El sismo nuevamente hizo un hoyo insondable en familias, barrios, la ciudad. En esa ciudad vigorosa y solidaria. Que no se amilana ante las tragedias naturales. Esa que se moviliza en este acto para todo. Que exige y reclama. Que corre y mienta la madre a los políticos descarados y corruptos. La que vota por la izquierda porque lo toma como asidero. La de los jóvenes solidarios que vi por miles organizando el rescate de las personas atrapadas. Que iban en carros, motos, corriendo con palas, barras, gatos hidráulicos, polines, hermanando sin distinción de clases sociales. Acompañados con la convicción de que la tarea en ese momento era ayudar a los que habían caído en desgracia, los que luchaban por la vida bajo el escombro, los que buscan o buscaban en ese momento trágico un halito de luz y esperanza.
Es la niña Frida Sofía, real o ficticia, que bajo un escritorio de su escuela espera pacientemente que llegaran Los Topos y la entregaran a sus padres. Que ya no son fulano y zutana, sino todo un país, que la ha adoptado como símbolo de nuestra resistencia ante la adversidad colectiva. Esa resistencia que muestra el músculo solidario de los mexicanos. La patria en el sentido más riguroso de la palabra nada que ver con la mercadotecnia de los festejos recientes del 16 de Septiembre y mucho más con la naturaleza del ser y hacer del mexicano.
En estos días queda pequeña la máxima de claudicación que veía Octavio Paz en el pueblo mexicano: ¡Pobres mexicanos!, que cada 15 de septiembre gritan por un espacio de una hora quizá para callar el resto del año. Hoy en esas acciones anónimas, ese pueblo dice lo que quiere que es una patria generosa y solidaria. Quizá, por eso el rechazo suyo e interpósito, que recibió el Secretario de Gobernación, quien llegó hasta la zona de los derrumbes con el fin de hacer presente al gobierno peñista.

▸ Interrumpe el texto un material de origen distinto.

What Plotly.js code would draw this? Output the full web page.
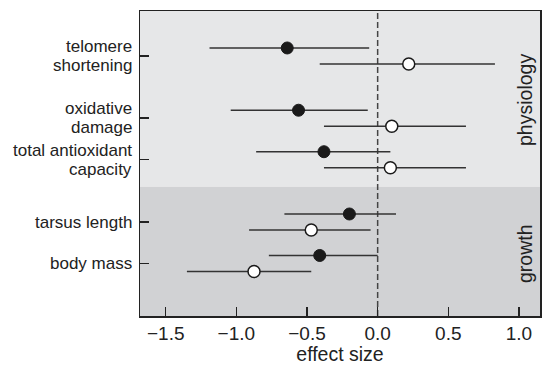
<!DOCTYPE html>
<html>
<head>
<meta charset="utf-8">
<script src="https://cdn.plot.ly/plotly-3.0.1.min.js"></script>
<style>html,body{margin:0;padding:0;background:#fff;}#chart{width:545px;height:365px;}</style>
</head>
<body>
<div id="chart"></div>
<script>
// categories (top to bottom), each split into its text lines, and their row positions
const categories = [["telomere", "shortening"], ["oxidative", "damage"], ["total antioxidant", "capacity"], ["tarsus length"], ["body mass"]];
const rowPos = [1, 2.5, 3.5, 5, 6];

// filled series
const filledEst = [-0.64, -0.56, -0.38, -0.20, -0.41];
const filledLo  = [-1.19, -1.04, -0.86, -0.66, -0.77];
const filledHi  = [-0.06, -0.07, 0.09, 0.13, 0.00];

// open series
const openEst = [0.22, 0.10, 0.09, -0.47, -0.875];
const openLo  = [-0.41, -0.38, -0.38, -0.91, -1.35];
const openHi  = [0.83, 0.625, 0.625, -0.05, -0.47];

const xTicks = [-1.5, -1.0, -0.5, 0.0, 0.5, 1.0];
const xTickText = ["\u22121.5", "\u22121.0", "\u22120.5", "0.0", "0.5", "1.0"];

const sections = ["physiology", "growth"];

const off = 0.193;
const filledY = rowPos.map(p => p - off);
const openY = rowPos.map(p => p + off);

const errCol = '#333333';
const traces = [
  {
    x: filledEst, y: filledY, type: 'scatter', mode: 'markers',
    marker: {size: 12, color: '#1a1a1a', line: {color: '#1a1a1a', width: 1}},
    error_x: {type: 'data', symmetric: false,
      array: filledHi.map((h, i) => h - filledEst[i]),
      arrayminus: filledEst.map((e, i) => e - filledLo[i]),
      color: errCol, thickness: 1.5, width: 0},
    showlegend: false, hoverinfo: 'skip'
  },
  {
    x: openEst, y: openY, type: 'scatter', mode: 'markers',
    marker: {size: 12, color: '#ffffff', line: {color: '#1a1a1a', width: 1.5}},
    error_x: {type: 'data', symmetric: false,
      array: openHi.map((h, i) => h - openEst[i]),
      arrayminus: openEst.map((e, i) => e - openLo[i]),
      color: errCol, thickness: 1.5, width: 0},
    showlegend: false, hoverinfo: 'skip'
  }
];

const yTop = -0.084, yBot = 7.265, boundary = 4.15;
const fontFam = 'Liberation Sans, Arial, sans-serif';

// y category labels as annotations (one per text line, tight line spacing)
const lineGap = 19;
const labelAnns = [];
categories.forEach((lines, i) => {
  const n = lines.length;
  lines.forEach((ln, j) => {
    const shift = (j - (n - 1) / 2) * lineGap;
    labelAnns.push({
      text: ln, xref: 'paper', yref: 'y', x: 0, y: rowPos[i],
      xanchor: 'right', yanchor: 'middle', xshift: -7, yshift: -shift,
      borderpad: 0, showarrow: false, font: {size: 17, color: '#222', family: fontFam}
    });
  });
});

const layout = {
  width: 545, height: 365,
  margin: {l: 140, r: 5, t: 11, b: 49},
  paper_bgcolor: '#ffffff',
  plot_bgcolor: 'rgba(0,0,0,0)',
  font: {family: fontFam, color: '#222', size: 17},
  xaxis: {
    range: [-1.682, 1.149], tickvals: xTicks, ticktext: xTickText,
    ticks: 'inside', ticklen: 9, tickwidth: 1.5, tickcolor: '#222',
    showline: true, linecolor: '#222', linewidth: 1.5, mirror: true,
    showgrid: false, zeroline: false,
    tickfont: {size: 19},
    title: {text: 'effect size', font: {size: 19.5}, standoff: 2}
  },
  yaxis: {
    range: [yBot, yTop], tickvals: rowPos, showticklabels: false,
    ticks: 'inside', ticklen: 9, tickwidth: 1.5, tickcolor: '#222',
    showline: true, linecolor: '#222', linewidth: 1.5, mirror: true,
    showgrid: false, zeroline: false
  },
  shapes: [
    {type: 'rect', xref: 'paper', yref: 'y', x0: 0, x1: 1, y0: yTop, y1: boundary,
     fillcolor: '#e6e7e8', line: {width: 0}, layer: 'below'},
    {type: 'rect', xref: 'paper', yref: 'y', x0: 0, x1: 1, y0: boundary, y1: yBot,
     fillcolor: '#d1d2d4', line: {width: 0}, layer: 'below'},
    {type: 'line', xref: 'x', yref: 'paper', x0: 0, x1: 0, y0: 0, y1: 1,
     line: {color: '#444', width: 1.5, dash: '6px,3px'}, layer: 'below'}
  ],
  annotations: labelAnns.concat([
    {text: sections[0], xref: 'paper', yref: 'y', x: 0.9625, y: 1.0 + (100 - 56) / 41.5,
     xanchor: 'center', yanchor: 'middle',
     textangle: -90, showarrow: false, font: {size: 19.5, color: '#222'}},
    {text: sections[1], xref: 'paper', yref: 'y', x: 0.9625, y: 1.0 + (254 - 56) / 41.5,
     xanchor: 'center', yanchor: 'middle',
     textangle: -90, showarrow: false, font: {size: 19.5, color: '#222'}}
  ])
};

Plotly.newPlot('chart', traces, layout, {displayModeBar: false, staticPlot: true});
</script>
</body>
</html>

Claro, se podrá decir que son voces aisladas, pero la irritación se pulsa en el ambiente, en los rostros ignotos y la rabia de la palabra y los silbidos.
No son bien recibidos estos pero tampoco otros políticos, que mejor ven el drama desde la comodidad de su casa o las oficinas partidarias. No atinan qué hacer, como sumarse a la movilización ciudadana, cuando su oferta de solo hace unos días era que con las coaliciones se garantizaría ya no digamos la gobernabilidad sino tener capacidad para responder a lo cotidiano, y porque no lo circunstancial, lo que hoy se vive en la Ciudad de México que demuestra que poco sirvió como prevención la experiencia catastrófica del 19 de septiembre de 1985. Ahí estaría como ejemplo en la Delegación Coapa-Tlalpan, el derrumbe del Colegio Enrique Rebsamen que sus constructores seguramente no se ajustaron estrictamente a normas antisísmicas y ha costado la vida de al menos dos docenas de infantes.

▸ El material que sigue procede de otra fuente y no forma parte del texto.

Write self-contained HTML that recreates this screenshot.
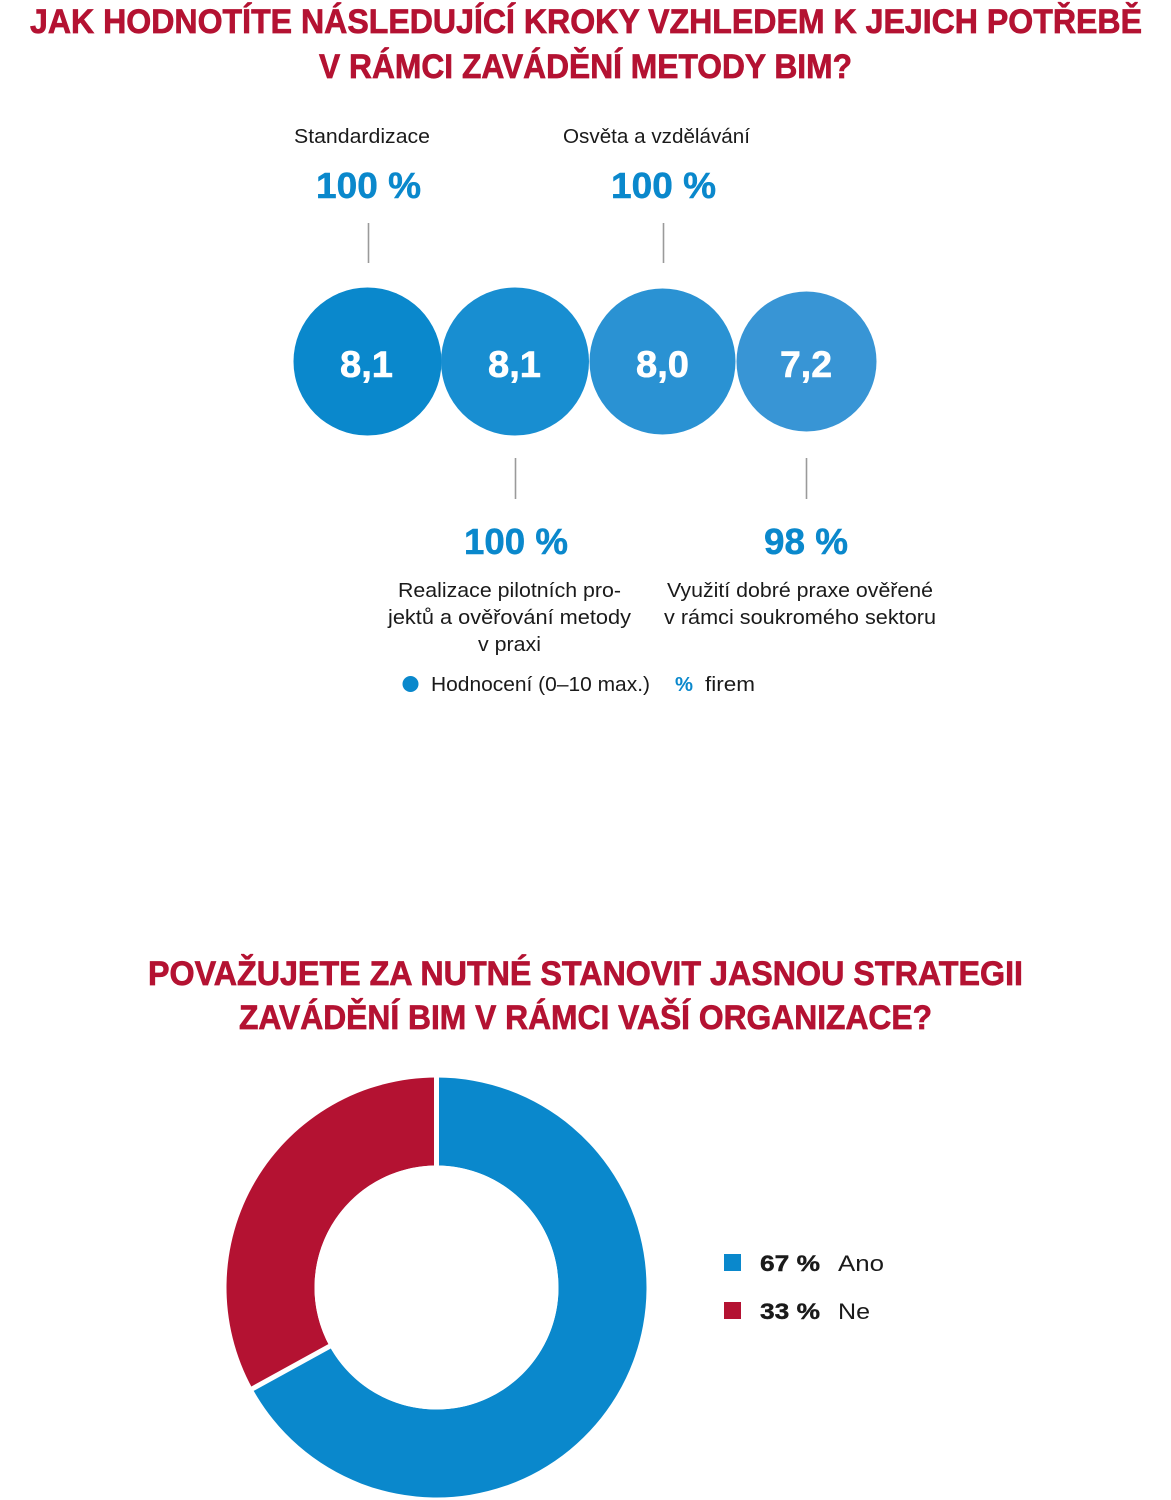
<!DOCTYPE html>
<html>
<head>
<meta charset="utf-8">
<style>
  html,body{margin:0;padding:0;background:#fff;}
  svg{display:block;}
  text{font-family:"Liberation Sans","DejaVu Sans",sans-serif;}
  .t{fill:#b41232;stroke:#b41232;stroke-width:0.7px;font-weight:bold;font-size:34px;}
  .lab{fill:#1a1a1a;font-size:20.5px;}
  .pct{fill:#0a88cc;stroke:#0a88cc;stroke-width:0.5px;font-weight:bold;font-size:36px;}
  .cv{fill:#fff;stroke:#fff;stroke-width:0.6px;font-weight:bold;font-size:37px;}
</style>
</head>
<body>
<svg width="1171" height="1500" viewBox="0 0 1171 1500" xmlns="http://www.w3.org/2000/svg">
  <rect width="1171" height="1500" fill="#fff"/>

  <!-- Title 1 -->
  <text class="t" x="30" y="33" textLength="1112" lengthAdjust="spacingAndGlyphs">JAK HODNOTÍTE NÁSLEDUJÍCÍ KROKY VZHLEDEM K JEJICH POTŘEBĚ</text>
  <text class="t" x="319" y="78" textLength="533" lengthAdjust="spacingAndGlyphs">V RÁMCI ZAVÁDĚNÍ METODY BIM?</text>

  <!-- Upper labels -->
  <text class="lab" x="294" y="143" textLength="136" lengthAdjust="spacingAndGlyphs">Standardizace</text>
  <text class="lab" x="563" y="143" textLength="187" lengthAdjust="spacingAndGlyphs">Osvěta a vzdělávání</text>

  <text class="pct" x="316" y="198" textLength="105" lengthAdjust="spacingAndGlyphs">100 %</text>
  <text class="pct" x="611" y="198" textLength="105" lengthAdjust="spacingAndGlyphs">100 %</text>

  <line x1="368.5" y1="223" x2="368.5" y2="263" stroke="#9a9a9a" stroke-width="1.6"/>
  <line x1="663.5" y1="223" x2="663.5" y2="263" stroke="#9a9a9a" stroke-width="1.6"/>

  <!-- Circles -->
  <circle cx="367.5" cy="361.5" r="74" fill="#0a88cc"/>
  <circle cx="515" cy="361.5" r="74" fill="#188ed1"/>
  <circle cx="662.5" cy="361.5" r="73" fill="#2a92d3"/>
  <circle cx="806.5" cy="361.5" r="70" fill="#3895d5"/>

  <text class="cv" x="340" y="377" textLength="53" lengthAdjust="spacingAndGlyphs">8,1</text>
  <text class="cv" x="488" y="377" textLength="53" lengthAdjust="spacingAndGlyphs">8,1</text>
  <text class="cv" x="636" y="377" textLength="53" lengthAdjust="spacingAndGlyphs">8,0</text>
  <text class="cv" x="780" y="377" textLength="52" lengthAdjust="spacingAndGlyphs">7,2</text>

  <!-- Lower lines -->
  <line x1="515.5" y1="458" x2="515.5" y2="499" stroke="#9a9a9a" stroke-width="1.6"/>
  <line x1="806.5" y1="458" x2="806.5" y2="499" stroke="#9a9a9a" stroke-width="1.6"/>

  <text class="pct" x="464" y="554" textLength="104" lengthAdjust="spacingAndGlyphs">100 %</text>
  <text class="pct" x="764" y="554" textLength="84" lengthAdjust="spacingAndGlyphs">98 %</text>

  <text class="lab" x="398" y="597" textLength="223" lengthAdjust="spacingAndGlyphs">Realizace pilotních pro-</text>
  <text class="lab" x="388" y="624" textLength="243" lengthAdjust="spacingAndGlyphs">jektů a ověřování metody</text>
  <text class="lab" x="478" y="651" textLength="63" lengthAdjust="spacingAndGlyphs">v praxi</text>

  <text class="lab" x="667" y="597" textLength="266" lengthAdjust="spacingAndGlyphs">Využití dobré praxe ověřené</text>
  <text class="lab" x="664" y="624" textLength="272" lengthAdjust="spacingAndGlyphs">v rámci soukromého sektoru</text>

  <!-- Legend 1 -->
  <circle cx="410.5" cy="684" r="8" fill="#0a88cc"/>
  <text class="lab" x="431" y="691" textLength="219" lengthAdjust="spacingAndGlyphs">Hodnocení (0–10 max.)</text>
  <text x="675" y="691" fill="#0a88cc" font-weight="bold" font-size="20.5" textLength="18" lengthAdjust="spacingAndGlyphs">%</text>
  <text class="lab" x="705" y="691" textLength="50" lengthAdjust="spacingAndGlyphs">firem</text>

  <!-- Title 2 -->
  <text class="t" x="148" y="985" textLength="875" lengthAdjust="spacingAndGlyphs">POVAŽUJETE ZA NUTNÉ STANOVIT JASNOU STRATEGII</text>
  <text class="t" x="239" y="1029" textLength="693" lengthAdjust="spacingAndGlyphs">ZAVÁDĚNÍ BIM V RÁMCI VAŠÍ ORGANIZACE?</text>

  <!-- Donut -->
  <path d="M 436.5 1077.5 A 210 210 0 1 1 252.5 1388.7 L 329.6 1346.3 A 122 122 0 1 0 436.5 1165.5 Z" fill="#0a88cc"/>
  <path d="M 252.5 1388.7 A 210 210 0 0 1 436.5 1077.5 L 436.5 1165.5 A 122 122 0 0 0 329.6 1346.3 Z" fill="#b41232"/>
  <line x1="436.5" y1="1287.5" x2="436.5" y2="1070" stroke="#fff" stroke-width="5"/>
  <line x1="436.5" y1="1287.5" x2="245.9" y2="1392.3" stroke="#fff" stroke-width="5"/>
  <circle cx="436.5" cy="1287.5" r="122" fill="#fff"/>

  <!-- Legend 2 -->
  <rect x="724" y="1254" width="17" height="17" fill="#0a88cc"/>
  <text x="760" y="1271" fill="#1a1a1a" stroke="#1a1a1a" stroke-width="0.4" font-weight="bold" font-size="22" textLength="60" lengthAdjust="spacingAndGlyphs">67 %</text>
  <text x="838" y="1271" fill="#1a1a1a" font-size="22" textLength="46" lengthAdjust="spacingAndGlyphs">Ano</text>

  <rect x="724" y="1302" width="17" height="17" fill="#b41232"/>
  <text x="760" y="1319" fill="#1a1a1a" stroke="#1a1a1a" stroke-width="0.4" font-weight="bold" font-size="22" textLength="60" lengthAdjust="spacingAndGlyphs">33 %</text>
  <text x="838" y="1319" fill="#1a1a1a" font-size="22" textLength="32" lengthAdjust="spacingAndGlyphs">Ne</text>
</svg>
</body>
</html>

Y es que un sismo supondría mayor prevención en las obras autorizadas para ser construidas sobre el antiguo manto acuífero de la gran Tenochtitlán. Nuevamente la simulación y la corrupción. Que está visto cuesta vidas que no deberían perderse dejando padres sin hijos, hijos sin padres, hermanos sin hermanos.
Es lo que expresa el dolor de ese joven que lloraba, llora, por la ausencia de ese hermano que en un tris desapareció entre los escombros pero también llora por su ciudad, su país, que en esta circunstancia sale del letargo y la indiferencia. Que va con todo a prestar ayuda con lo que tiene. Es el tamalero que regala su producto a los rescatistas, los taqueros haciendo lo propio o los Topos que están dispuestos a perder la vida con tal de salvar la de otros. Y también son los soldados y marinos, y hasta los granaderos, que han dejado otras tareas para sumarse al rescate de los desaparecidos.
En definitiva, el sismo del pasado martes, ha provocado una gran tragedia, pero afortunadamente despertó lo mejor de la gente de esa ciudad que a muchos provincianos nos ha acogido, soy uno de ellos y lo vivido el 19 y 20 de septiembre al transitar por sus calles y ver los rostros de la gente ha sido una enseñanza de vida. Pero, muy especialmente me quedó con ese rostro ubicuo que sintetiza toda la tragedia humana. Nuestra tragedia.